Thursday, March 8, 2012

Revelation


Of all things, I have been drawn of late to study John’s Revelation.  The book has scared me since my early Sunday School days, and every time I’ve read it since—even Peterson’s The Message—it strikes me as bizarre, ungracious and brutal.  This time, I have been reading it with Darrell Johnson’s help (Discipleship on the Edge) and at last the utter Christ-centeredness that you would expect from John shines through.  Darrell has done a fantastic service to believers everywhere.  Note what Jesus says of himself to the seven churches.  Each affirmation is so profoundly personal to each particular struggle of the individual church.  Each is strong, simple, and so much bigger than our Western minds.  Jesus is the center of all creation, always has been and always will be.  One day we will all see it.

“The One who holds the seven stars in His right hand, the One who walks among the seven golden lampstands” (2:1).

“The first and the last, who was dead, and has come to life” (2:8).

“The One who has the sharp two-edged sword” (2:12).

“The Son of God, who has eyes like a flame of fire, and His feet are like burnished bronze” (2:18).

“He who has the seven Spirits of God and the seven stars” (3:1)

“He who is holy, who is true, who has the key of David, who opens and no one will shut, and who shuts and no one opens” (3:7).

“The Amen, the faithful and true Witness, the Beginning [arche, source and meaning] of the creation of God” (3:14).

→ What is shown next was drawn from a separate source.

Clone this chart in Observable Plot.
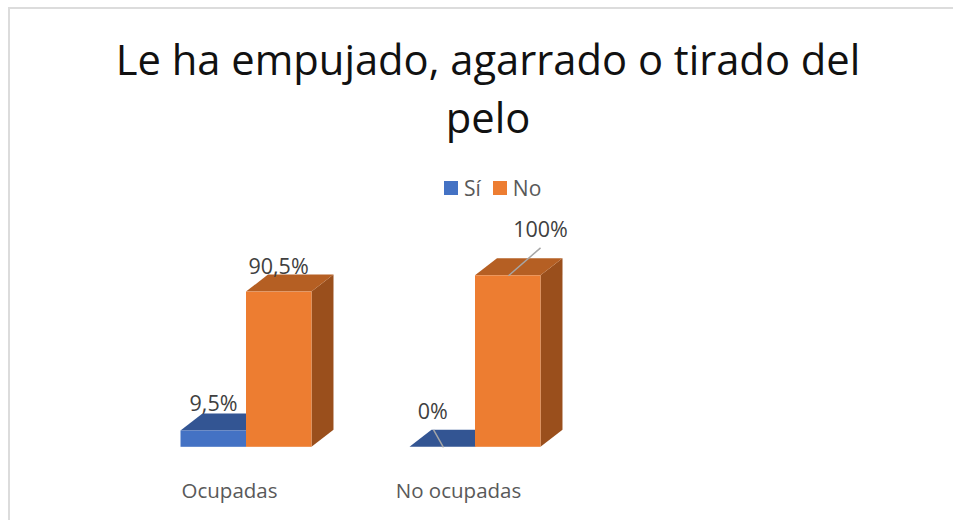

The seven stars represent the whole of creation.  The seven spirits represent the complete anointing of Jesus in the Spirit.  He is the one and only person in Biblical history who received the Holy Spirit as an abiding, immeasurable gift.  The seven lampstands represent the whole church.

Take some time and reflect on what we are being told about Jesus here.  The One who is at the center of the cosmos and the church; the One who is the source and meaning of all things, the One who died and rose again; the One anointed with the Holy Spirit; the One who sees and discerns; the Truth; the Father’s Son; the true witness; the One who opens doors than none can shut; this One is in our midst. There is a reason that again and again John simply says, “Look!”  “Behold!”  No doubt, we, like the individuals and the churches in John’s day, face serious turmoil, especially in our darkness.  John’s answer is to shine the light on Jesus.  He is where the buck stops.  Jesus is where all pretentious arguments cease.  Before Him everyone will know that He knows that we know that He knows.  Jesus has overcome.  His victory is eating its way through the (and our) darkness. Meantime: “In the world you have tribulation, but take courage; I have overcome the world” (John 16:33).